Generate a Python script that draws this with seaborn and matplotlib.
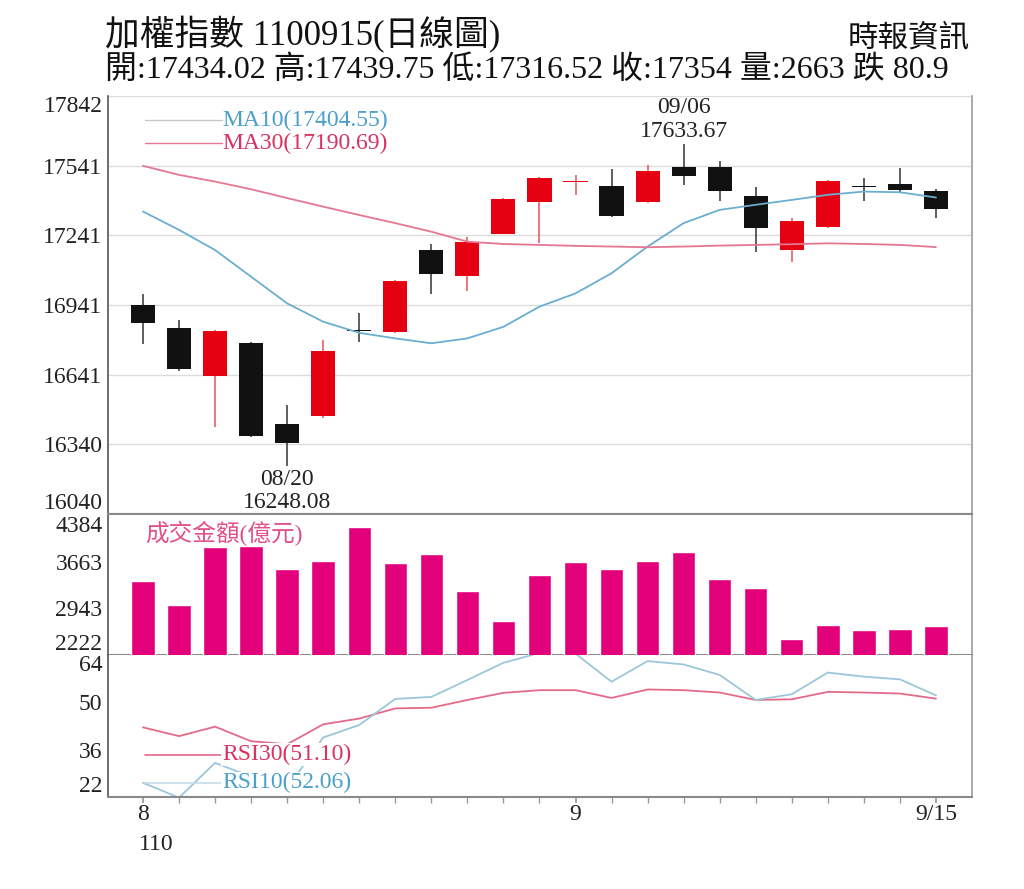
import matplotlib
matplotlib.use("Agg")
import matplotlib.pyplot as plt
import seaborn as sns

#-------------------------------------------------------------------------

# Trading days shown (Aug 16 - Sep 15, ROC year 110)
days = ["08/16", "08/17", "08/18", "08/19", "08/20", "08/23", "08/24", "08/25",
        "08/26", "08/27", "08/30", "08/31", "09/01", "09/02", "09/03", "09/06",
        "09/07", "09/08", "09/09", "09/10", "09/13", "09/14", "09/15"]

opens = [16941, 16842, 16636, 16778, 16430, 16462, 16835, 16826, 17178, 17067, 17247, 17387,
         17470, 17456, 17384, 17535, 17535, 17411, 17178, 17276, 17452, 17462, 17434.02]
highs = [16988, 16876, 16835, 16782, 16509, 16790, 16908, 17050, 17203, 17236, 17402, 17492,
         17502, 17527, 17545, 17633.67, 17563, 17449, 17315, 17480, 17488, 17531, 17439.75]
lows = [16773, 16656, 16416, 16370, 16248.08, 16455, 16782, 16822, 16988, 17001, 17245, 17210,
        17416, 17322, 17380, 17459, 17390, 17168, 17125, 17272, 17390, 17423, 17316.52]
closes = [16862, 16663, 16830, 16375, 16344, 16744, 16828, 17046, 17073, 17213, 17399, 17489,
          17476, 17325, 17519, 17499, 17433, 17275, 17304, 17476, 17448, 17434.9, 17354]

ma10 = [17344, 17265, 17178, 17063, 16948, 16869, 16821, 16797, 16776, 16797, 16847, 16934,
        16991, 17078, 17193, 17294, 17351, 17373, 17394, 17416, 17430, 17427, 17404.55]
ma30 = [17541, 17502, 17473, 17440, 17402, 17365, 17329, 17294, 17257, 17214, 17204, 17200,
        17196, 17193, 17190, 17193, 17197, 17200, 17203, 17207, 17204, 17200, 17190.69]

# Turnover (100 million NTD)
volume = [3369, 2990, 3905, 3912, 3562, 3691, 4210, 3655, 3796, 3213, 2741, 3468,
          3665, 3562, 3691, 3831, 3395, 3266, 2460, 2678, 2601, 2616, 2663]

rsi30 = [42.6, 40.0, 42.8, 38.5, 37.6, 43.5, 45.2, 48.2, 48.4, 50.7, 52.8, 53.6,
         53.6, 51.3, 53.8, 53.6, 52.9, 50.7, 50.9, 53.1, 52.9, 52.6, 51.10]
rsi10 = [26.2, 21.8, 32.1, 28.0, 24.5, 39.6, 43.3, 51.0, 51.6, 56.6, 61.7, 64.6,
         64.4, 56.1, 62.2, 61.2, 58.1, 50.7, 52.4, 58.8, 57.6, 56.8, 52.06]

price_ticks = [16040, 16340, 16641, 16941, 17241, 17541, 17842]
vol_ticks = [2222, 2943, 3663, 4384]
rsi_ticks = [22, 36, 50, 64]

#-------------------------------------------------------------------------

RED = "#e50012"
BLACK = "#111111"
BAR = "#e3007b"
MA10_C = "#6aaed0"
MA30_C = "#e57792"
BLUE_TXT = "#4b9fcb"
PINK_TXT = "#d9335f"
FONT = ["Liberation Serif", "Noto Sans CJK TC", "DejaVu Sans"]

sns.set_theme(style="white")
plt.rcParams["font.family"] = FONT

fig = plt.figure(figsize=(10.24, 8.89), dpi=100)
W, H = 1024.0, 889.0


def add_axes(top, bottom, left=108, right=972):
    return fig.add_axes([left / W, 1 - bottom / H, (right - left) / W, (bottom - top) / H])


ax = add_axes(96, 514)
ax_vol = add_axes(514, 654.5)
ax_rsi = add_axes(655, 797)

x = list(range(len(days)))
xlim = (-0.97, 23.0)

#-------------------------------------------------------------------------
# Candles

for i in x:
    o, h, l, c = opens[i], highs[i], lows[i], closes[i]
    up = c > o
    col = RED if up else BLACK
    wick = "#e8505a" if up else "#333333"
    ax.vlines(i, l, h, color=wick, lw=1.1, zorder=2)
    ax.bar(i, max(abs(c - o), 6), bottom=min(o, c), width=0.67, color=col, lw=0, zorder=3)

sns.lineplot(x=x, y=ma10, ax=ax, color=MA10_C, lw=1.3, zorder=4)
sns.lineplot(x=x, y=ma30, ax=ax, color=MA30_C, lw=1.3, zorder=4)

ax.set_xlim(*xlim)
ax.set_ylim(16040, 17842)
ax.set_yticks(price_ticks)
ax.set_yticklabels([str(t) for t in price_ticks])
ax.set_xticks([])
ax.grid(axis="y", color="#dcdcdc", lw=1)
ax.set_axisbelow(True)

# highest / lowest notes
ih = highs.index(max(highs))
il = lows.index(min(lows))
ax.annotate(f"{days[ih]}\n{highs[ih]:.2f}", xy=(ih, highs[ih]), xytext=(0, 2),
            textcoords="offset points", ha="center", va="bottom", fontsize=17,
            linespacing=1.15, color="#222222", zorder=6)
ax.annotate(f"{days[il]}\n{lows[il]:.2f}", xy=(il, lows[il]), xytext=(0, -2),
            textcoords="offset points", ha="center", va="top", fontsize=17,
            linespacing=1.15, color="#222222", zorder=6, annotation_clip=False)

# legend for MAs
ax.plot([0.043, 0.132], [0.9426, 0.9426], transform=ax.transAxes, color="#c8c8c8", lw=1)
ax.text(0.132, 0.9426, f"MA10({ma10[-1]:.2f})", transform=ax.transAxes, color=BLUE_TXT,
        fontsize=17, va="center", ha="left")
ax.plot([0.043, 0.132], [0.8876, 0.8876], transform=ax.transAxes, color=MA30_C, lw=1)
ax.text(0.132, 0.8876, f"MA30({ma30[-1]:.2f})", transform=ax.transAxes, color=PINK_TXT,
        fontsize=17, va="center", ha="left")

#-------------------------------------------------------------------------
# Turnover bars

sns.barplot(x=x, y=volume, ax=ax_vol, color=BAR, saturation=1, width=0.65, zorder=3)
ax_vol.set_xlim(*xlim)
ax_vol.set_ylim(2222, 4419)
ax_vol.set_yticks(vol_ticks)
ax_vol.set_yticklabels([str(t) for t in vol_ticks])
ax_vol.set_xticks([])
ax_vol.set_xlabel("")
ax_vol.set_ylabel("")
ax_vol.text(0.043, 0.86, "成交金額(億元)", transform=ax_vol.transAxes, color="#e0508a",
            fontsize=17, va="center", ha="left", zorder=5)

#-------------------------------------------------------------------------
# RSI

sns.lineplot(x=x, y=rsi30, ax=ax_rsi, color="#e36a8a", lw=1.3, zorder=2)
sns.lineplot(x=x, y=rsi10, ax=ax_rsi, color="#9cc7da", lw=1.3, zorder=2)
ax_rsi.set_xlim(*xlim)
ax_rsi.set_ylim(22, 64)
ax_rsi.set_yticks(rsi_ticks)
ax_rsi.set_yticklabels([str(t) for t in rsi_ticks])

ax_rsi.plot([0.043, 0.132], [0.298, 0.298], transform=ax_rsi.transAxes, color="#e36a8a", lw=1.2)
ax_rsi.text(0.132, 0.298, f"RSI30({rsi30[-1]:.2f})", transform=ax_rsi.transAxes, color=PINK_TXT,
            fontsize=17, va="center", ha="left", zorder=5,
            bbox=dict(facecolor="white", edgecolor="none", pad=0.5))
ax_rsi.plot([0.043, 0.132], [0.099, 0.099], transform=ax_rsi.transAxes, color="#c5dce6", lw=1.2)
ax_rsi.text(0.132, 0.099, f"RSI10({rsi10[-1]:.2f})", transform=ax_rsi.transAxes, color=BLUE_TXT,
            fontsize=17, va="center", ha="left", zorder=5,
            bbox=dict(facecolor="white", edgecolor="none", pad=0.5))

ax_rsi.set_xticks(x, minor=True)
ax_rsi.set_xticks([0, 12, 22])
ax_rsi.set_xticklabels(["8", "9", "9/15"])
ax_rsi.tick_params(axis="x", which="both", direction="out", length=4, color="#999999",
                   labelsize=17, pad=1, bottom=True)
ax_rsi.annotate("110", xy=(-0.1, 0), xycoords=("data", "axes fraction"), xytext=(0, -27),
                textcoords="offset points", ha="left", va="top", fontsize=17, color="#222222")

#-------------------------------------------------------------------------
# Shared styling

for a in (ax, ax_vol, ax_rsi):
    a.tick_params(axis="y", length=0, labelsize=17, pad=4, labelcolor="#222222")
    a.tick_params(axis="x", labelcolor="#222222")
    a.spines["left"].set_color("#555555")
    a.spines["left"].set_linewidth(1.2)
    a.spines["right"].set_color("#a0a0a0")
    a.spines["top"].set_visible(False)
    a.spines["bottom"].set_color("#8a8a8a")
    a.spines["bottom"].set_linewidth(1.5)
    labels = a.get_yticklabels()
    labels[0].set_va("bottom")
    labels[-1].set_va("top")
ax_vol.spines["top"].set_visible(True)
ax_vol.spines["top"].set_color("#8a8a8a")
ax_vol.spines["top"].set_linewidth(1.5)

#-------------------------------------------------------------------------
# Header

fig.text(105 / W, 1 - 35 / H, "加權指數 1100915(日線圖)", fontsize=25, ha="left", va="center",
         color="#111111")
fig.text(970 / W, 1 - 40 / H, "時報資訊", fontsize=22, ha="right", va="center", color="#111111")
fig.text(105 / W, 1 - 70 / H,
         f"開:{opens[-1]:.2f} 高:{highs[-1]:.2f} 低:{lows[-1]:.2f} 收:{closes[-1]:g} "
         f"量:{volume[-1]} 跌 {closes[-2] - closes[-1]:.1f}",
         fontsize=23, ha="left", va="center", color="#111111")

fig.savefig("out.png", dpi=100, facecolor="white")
-- -- --
WHAT IS ASKED
Make an exact copy of the lines from the top of the material through the line with "2601, 2616, 2663]", pictures excluded.

EXERCISE OUTPUT
Generate a Python script that draws this with seaborn and matplotlib.
import matplotlib
matplotlib.use("Agg")
import matplotlib.pyplot as plt
import seaborn as sns

#-------------------------------------------------------------------------

# Trading days shown (Aug 16 - Sep 15, ROC year 110)
days = ["08/16", "08/17", "08/18", "08/19", "08/20", "08/23", "08/24", "08/25",
        "08/26", "08/27", "08/30", "08/31", "09/01", "09/02", "09/03", "09/06",
        "09/07", "09/08", "09/09", "09/10", "09/13", "09/14", "09/15"]

opens = [16941, 16842, 16636, 16778, 16430, 16462, 16835, 16826, 17178, 17067, 17247, 17387,
         17470, 17456, 17384, 17535, 17535, 17411, 17178, 17276, 17452, 17462, 17434.02]
highs = [16988, 16876, 16835, 16782, 16509, 16790, 16908, 17050, 17203, 17236, 17402, 17492,
         17502, 17527, 17545, 17633.67, 17563, 17449, 17315, 17480, 17488, 17531, 17439.75]
lows = [16773, 16656, 16416, 16370, 16248.08, 16455, 16782, 16822, 16988, 17001, 17245, 17210,
        17416, 17322, 17380, 17459, 17390, 17168, 17125, 17272, 17390, 17423, 17316.52]
closes = [16862, 16663, 16830, 16375, 16344, 16744, 16828, 17046, 17073, 17213, 17399, 17489,
          17476, 17325, 17519, 17499, 17433, 17275, 17304, 17476, 17448, 17434.9, 17354]

ma10 = [17344, 17265, 17178, 17063, 16948, 16869, 16821, 16797, 16776, 16797, 16847, 16934,
        16991, 17078, 17193, 17294, 17351, 17373, 17394, 17416, 17430, 17427, 17404.55]
ma30 = [17541, 17502, 17473, 17440, 17402, 17365, 17329, 17294, 17257, 17214, 17204, 17200,
        17196, 17193, 17190, 17193, 17197, 17200, 17203, 17207, 17204, 17200, 17190.69]

# Turnover (100 million NTD)
volume = [3369, 2990, 3905, 3912, 3562, 3691, 4210, 3655, 3796, 3213, 2741, 3468,
          3665, 3562, 3691, 3831, 3395, 3266, 2460, 2678, 2601, 2616, 2663]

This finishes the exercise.